With the enormous media coverage about Seventh-day Adventists occasioned by the public comments of Donald Trump and Ben Carson this week, Adventists in North America find themselves in a unique position. While delighted with positive news coverage about a handful of distinctive beliefs (read more here) and the benefits of a healthy Adventist lifestyle, many Adventists have realized that this movement needs to be known for more than these.
None of us can know for certain what God’s purposes are in allowing public attention on this movement at this moment, but we can be certain that He ultimately wants this faith community to be known and embraced for more than longevity and our impressive healthcare system.
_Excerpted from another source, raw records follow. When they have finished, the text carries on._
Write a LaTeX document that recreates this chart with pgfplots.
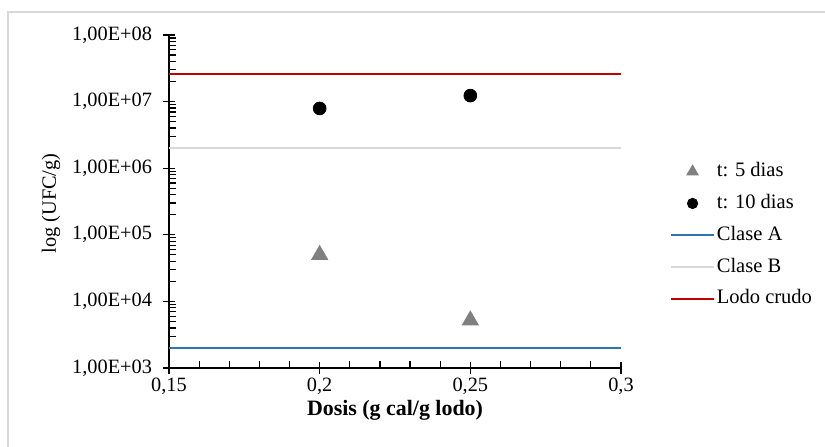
\documentclass[border=0pt]{standalone}
\usepackage{pgfplots}
\pgfplotsset{compat=1.18}
\usepackage{fontspec}
\setmainfont{Liberation Serif}

\definecolor{claseA}{RGB}{46,117,182}
\definecolor{claseB}{RGB}{217,217,217}
\definecolor{lodo}{RGB}{192,0,0}
\definecolor{tri}{RGB}{128,128,128}
\definecolor{frame}{RGB}{217,217,217}

% legend samples: a short line, or a single mark of the given size
\pgfplotsset{
  lineleg/.style={legend image code/.code={\draw[##1] (0bp,0bp) -- (21.5bp,0bp);}},
  markleg/.style={legend image code/.code={\draw[##1, mark size=#1] plot coordinates {(11bp,0bp)};}},
}

\begin{document}
\begin{tikzpicture}[x=1bp,y=1bp]
\useasboundingbox (0,0) rectangle (412.5,223.5);
\draw[frame, line width=1bp] (4,0) -- (4,217.5) -- (412.5,217.5);
\begin{axis}[
  at={(84.5bp,39.5bp)}, anchor=south west,
  scale only axis, width=226bp, height=166.5bp,
  xmin=0.15, xmax=0.3, ymin=1e3, ymax=1e8, ymode=log,
  axis x line*=bottom, axis y line*=left,
  axis line style={black, line width=0.6bp},
  xtick={0.15,0.2,0.25,0.3},
  xticklabels={{0,15},{0,2},{0,25},{0,3}},
  minor x tick num=4,
  ytick={1e3,1e4,1e5,1e6,1e7,1e8},
  yticklabels={{1,00E+03},{1,00E+04},{1,00E+05},{1,00E+06},{1,00E+07},{1,00E+08}},
  minor ytick={2e3,3e3,4e3,5e3,6e3,7e3,8e3,9e3,
               2e4,3e4,4e4,5e4,6e4,7e4,8e4,9e4,
               2e5,3e5,4e5,5e5,6e5,7e5,8e5,9e5,
               2e6,3e6,4e6,5e6,6e6,7e6,8e6,9e6,
               2e7,3e7,4e7,5e7,6e7,7e7,8e7,9e7},
  tick align=inside,
  major tick length=6bp, minor tick length=3.5bp,
  every tick/.style={black, line width=0.6bp},
  major x tick style={yshift=-3bp},
  major y tick style={xshift=-3bp},
  tick label style={font=\fontsize{10.2}{12}\selectfont},
  xticklabel style={yshift=-1.5bp},
  yticklabel style={xshift=-5bp},
  xlabel={\textbf{Dosis (g cal/g lodo)}},
  ylabel={log (UFC/g)},
  every axis x label/.style={at={(axis description cs:0.5,0)}, anchor=center, yshift=-21bp, font=\fontsize{11}{13}\selectfont},
  every axis y label/.style={at={(axis description cs:0,0.5)}, xshift=-59bp, yshift=-1bp, rotate=90, anchor=center, font=\fontsize{10.2}{12}\selectfont},
  legend style={at={(rel axis cs:1.106,0.619)}, anchor=north west, draw=none, fill=none,
    inner xsep=0pt, inner ysep=0pt, row sep=6.5bp, column sep=1bp,
    font=\fontsize{10.3}{12}\selectfont,
    nodes={inner sep=0pt, text height=7.2bp, text depth=2.2bp},
    cells={anchor=west}},
]
\addplot[only marks, mark=triangle*, mark size=4.6bp, color=tri, markleg=3.3bp]
  coordinates {(0.2,5e4) (0.25,5.2e3)};
\addlegendentry{t: 5 dias}
\addplot[only marks, mark=*, mark size=3.2bp, color=black, markleg=2.6bp]
  coordinates {(0.2,7.9e6) (0.25,1.23e7)};
\addlegendentry{t: 10 dias}
\addplot[claseA, line width=1bp, no marks, lineleg]
  coordinates {(0.15,2e3) (0.3,2e3)};
\addlegendentry{Clase A}
\addplot[claseB, line width=1bp, no marks, lineleg]
  coordinates {(0.15,2e6) (0.3,2e6)};
\addlegendentry{Clase B}
\addplot[lodo, line width=1.25bp, no marks, lineleg]
  coordinates {(0.15,2.6e7) (0.3,2.6e7)};
\addlegendentry{Lodo crudo}
\end{axis}
\end{tikzpicture}
\end{document}
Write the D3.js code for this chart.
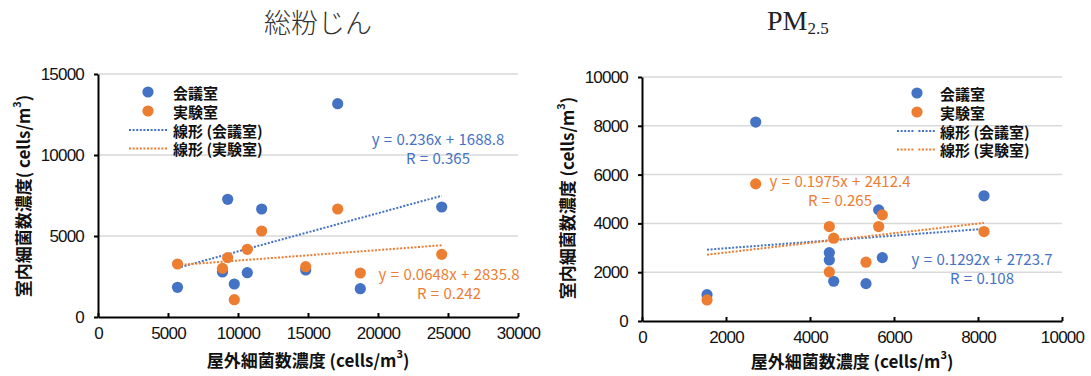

This moment could be Adventism’s “breakthrough” moment—if we are prepared to seize the opportunity.
I’d like to propose that our unique understanding of the Great Controversy—specifically the story of the sacrifice of Christ at the heart of the “everlasting gospel”—is the reality for which we really should be known.
Seventh-day Adventists embrace a unique awareness of the risk that Jesus took to enact God’s plan for saving humanity. A century ago, Ellen White wrote, “The Saviour could not see through the portals of the tomb. Hope did not present to Him His coming forth from the grave a conqueror, or tell Him of the Father’s acceptance of the sacrifice. He feared that sin was so offensive to God that Their separation was to be eternal” [Desire of Ages, 753].
Philippians 2 makes it beautifully clear: Jesus “stripped” Himself of all divine prerogatives—risked them all—so that we might be reconciled to Him, and through Him, to the Father. He was willing to lay down His life–for all eternity, if necessary—to reconcile us to the Father.
This good news is offered to all who respond to His love today—Seventh-day Adventists and Presbyterians, Methodists and Roman Catholics, Buddhists and Hindus—well, you get the picture.
At a moment when our culture is decidedly curious about Seventh-day Adventists, shouldn’t we be known for candidly describing the reality of the human condition—and the amazing reality of Christ’s reconciling love? Shouldn’t this be a “distinctive” for which we are also famous?
Our destiny, then, is not only to offer excellent healthcare, world-class education, and longevity, but to remind broken, sinful, stressed-out people of all faiths—and of no faith—that the love of Christ can reach anyone, anywhere, anytime. In His mercy, Jesus invites every human being to experience His healing in each dimension of life. He forgives our iniquities; He heals our diseases; He satisfies our mouth with good things; He restores our harried souls with Sabbath rest. Wholeness, reconciliation, healing—these are the signature realities that Adventist Christians can offer to the world in His name.
A generation of Christian and Adventist Millennials—my generation—has mostly never heard this message, and rarely discovers it in the forms of spirituality they have inherited. Some oftenresonate more with atheists than fellow believers. Like many others, I’ve sometimes felt disillusioned by the public imaging of Adventism as a success story on display in institutions, full stadiums, and rapid membership growth. Even as I found myself enjoying the favorable press this week, I was reminded that we must be known for something even more significant—“God was in Christ reconciling the world to Himself, not imputing their trespasses to them, and has committed to us the word of reconciliation” (2 Corinthians 5:19, NKJV).
I believe the dawn is breaking for this new reality. A new yet ancient message is coming to the forefront of our culture’s awareness. Adventism can be—should be—the movement known for communicating it in the fullest and most life-giving ways.
Wholeness, reconciliation, healing—these are gifts of grace that Adventists are privileged to share with the world. That news came home to my heart this week when my friend Shawn texted me this beautiful prayer:“Lord, take my heart; for I cannot give it. It is Thy property. Keep it pure, for I cannot keep it for Thee. Save me in spite of myself, my weak, unchristlike self. Mold me, fashion me, raise me into a pure and holy atmosphere, where the rich current of Thy love can flow through my soul” (Ellen White, Christ’s Object Lessons, 159).